Having dumplings in the freezer and pre-marinated chicken thighs in the fridge helped reduce the time spent thinking about what to eat. Then food delivery became a thing and variety could be supplied to the table not just from the local pizza joint but from almost any place that had a stove. During lockdowns, ordering from your favourite Vietnamese cafe was seen as a moral duty - the only way to support a struggling business.

And while lockdowns are a thing of the past, the habit of ordering a  hopefully-still-hot-when-it-arrives meal with a few taps stuck. But after the novelty wears off, all takeaway tastes the same. Disappointment wrapped in aluminum foil. It was probably this disappointment, coupled with inflation - both the economic and wasteline-related kinds - that drove me to the kitchen. I started with the five dishes I knew how to quick and started adding new recipes every week. And I got hooked.

Spending more time in the kitchen changed the way I look at food. I became more curious about different ingredients, and nothing excites me more than a visit to an Asian food store or the local market. I started noticing subtle differences in meat cuts, sauces, different types of onions and other vegetables. The culture war topics of my YouTube feed are now distilled with recipes and cooking show highlights. And you bet I replicate the same pasta recipe that Jon Favreau made for Scarlett Johansson in Chef the same evening I watched the movie.

Of course, if it's drama you're after, the cooking world has aplenty. Cast iron vs. stainless steel, gas vs. electric, charcoal vs. butane. When to season? How long to let the sauce simmer? Everyone has an opinion on everything. Not to mention actual culture wars (Is hummus Israeli or Lebanese? Is pineapple on pizza akin to genocide?) The entertainment value is just priceless.

Cooking more means I also notice more things related to making food. I’ve got my pet peeves, like people on cooking shows using the sharp side of the knife to scrape food off the cutting board. I’ve also internalised a fair bit of unsubstantiated chef science. I don’t know if pouring oil into a cold pan leads to anything bad but I’m not going to risk it. The same goes with seasoning eggs before frying them and many other rules that probably have no substance. At least I’m not one of those people who add olive oil to their pasta water.

One other thing I noticed is that I don’t really enjoy food in restaurants. It might taste well but not knowing how something was made, not being there to feel the heat of the pan, not being the one who tastes the dish five times before it reaches the table means that I lose something meaningful.

I also started looking with suspicion at people who trying out new restaurants but at the same time don’t know how to cook. Foodies are the posers of the food world. They’re like people who don’t listen to full albums. You shouldn’t trust them.

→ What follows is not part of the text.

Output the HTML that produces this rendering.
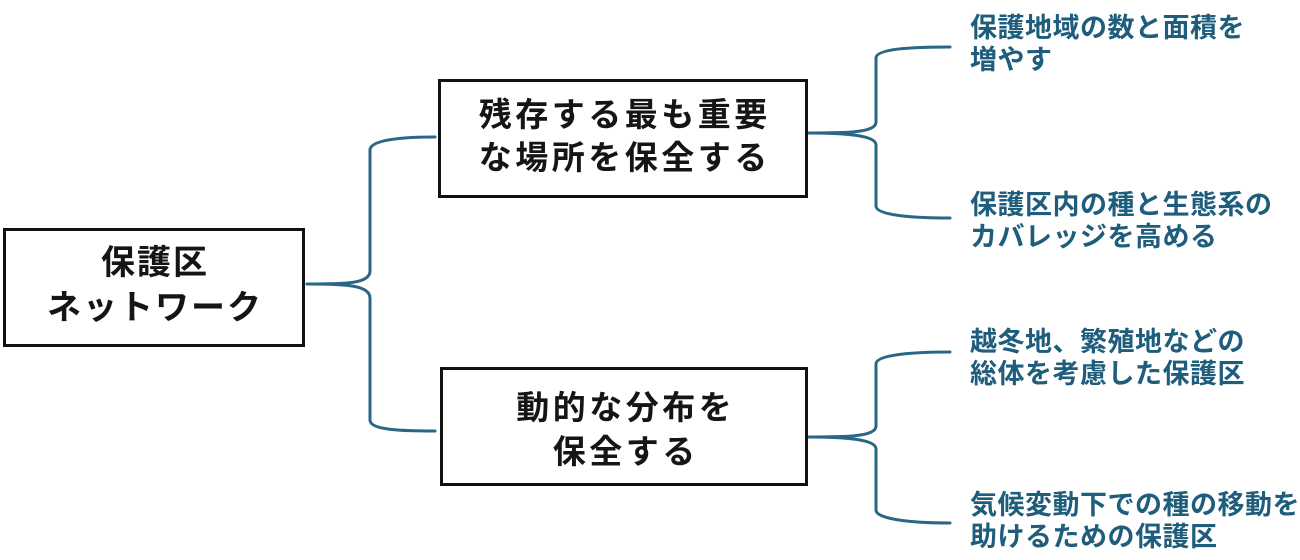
<!DOCTYPE html>
<html>
<head>
<meta charset="utf-8">
<style>
  html, body { margin:0; padding:0; background:#fff; }
  body { width:1300px; height:560px; position:relative; overflow:hidden;
         font-family: "Liberation Sans", "Noto Sans CJK JP", sans-serif; }
  .box { position:absolute; border:3px solid #111; box-sizing:border-box; background:#fff; }
  .bt { position:absolute; left:0; right:0; text-align:center; color:#151515; white-space:nowrap; font-weight:bold; }
  .rt { position:absolute; left:970px; color:#1f5d7c; font-size:27px; font-weight:bold; letter-spacing:0.5px; line-height:32px; white-space:nowrap; }
  svg { position:absolute; left:0; top:0; }
</style>
</head>
<body>
<svg width="1300" height="560" viewBox="0 0 1300 560">
  <g fill="none" stroke="#2a6685" stroke-width="3" stroke-linecap="round">
    <path d="M307,284 C345,284 370,284 370,271 L370,150 C370,140 400,137 435,137"/>
    <path d="M307,284 C345,284 370,285 370,298 L370,420 C370,430 400,431 435,431"/>
    <path d="M807,133 C845,133 876,133 876,122 L876,58 C876,49 910,47 950,47"/>
    <path d="M807,133 C845,133 876,135 876,145 L876,206 C876,215 910,218 950,218"/>
    <path d="M807,437 C845,437 876,437 876,426 L876,364 C876,355 910,352 950,352"/>
    <path d="M807,437 C845,437 876,439 876,449 L876,510 C876,519 910,523 950,523"/>
  </g>
</svg>

<div class="box" style="left:3px;top:228px;width:302px;height:119px;">
  <div class="bt" style="top:10px;font-size:34px;line-height:45px;letter-spacing:2px;text-indent:2px;">保護区</div>
  <div class="bt" style="top:55px;font-size:34px;line-height:45px;letter-spacing:2px;text-indent:2px;">ネットワーク</div>
</div>

<div class="box" style="left:438px;top:79px;width:370px;height:119px;">
  <div class="bt" style="top:11px;font-size:33px;line-height:43px;letter-spacing:3.5px;text-indent:3.5px;">残存する最も重要</div>
  <div class="bt" style="top:54px;font-size:33px;line-height:43px;letter-spacing:3.5px;text-indent:3.5px;">な場所を保全する</div>
</div>

<div class="box" style="left:440px;top:367px;width:368px;height:119px;">
  <div class="bt" style="top:16px;font-size:33px;line-height:43px;letter-spacing:3.5px;text-indent:3.5px;">動的な分布を</div>
  <div class="bt" style="top:60px;font-size:33px;line-height:43px;letter-spacing:3.5px;text-indent:3.5px;">保全する</div>
</div>

<div class="rt" style="top:12px;">保護地域の数と面積を<br>増やす</div>
<div class="rt" style="top:189px;">保護区内の種と生態系の<br>カバレッジを高める</div>
<div class="rt" style="top:326px;">越冬地、繁殖地などの<br>総体を考慮した保護区</div>
<div class="rt" style="top:489px;">気候変動下での種の移動を<br>助けるための保護区</div>
</body>
</html>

When I was a kid (all right, all right, when I was in my late 20s), this was my desktop:

““A human being should be able to change a diaper, plan an invasion, butcher a hog, conn a ship, design a building, write a sonnet, balance accounts, build a wall, set a bone, comfort the dying, take orders, give orders, cooperate, act alone, solve equations, analyze a new problem, pitch manure, program a computer, cook a tasty meal, fight efficiently, die gallantly. Specialization is for insects.”

This was my version of hustle porn. Although, as far as hustle porn goes, this would go into the mild category. And while I no longer start my day with a Robert Heinlein quote, doing something with my own hands brings me immense joy. The highlight of my Christmas holiday? A fixed bedlight. The highlight of last week? Homemade ribs.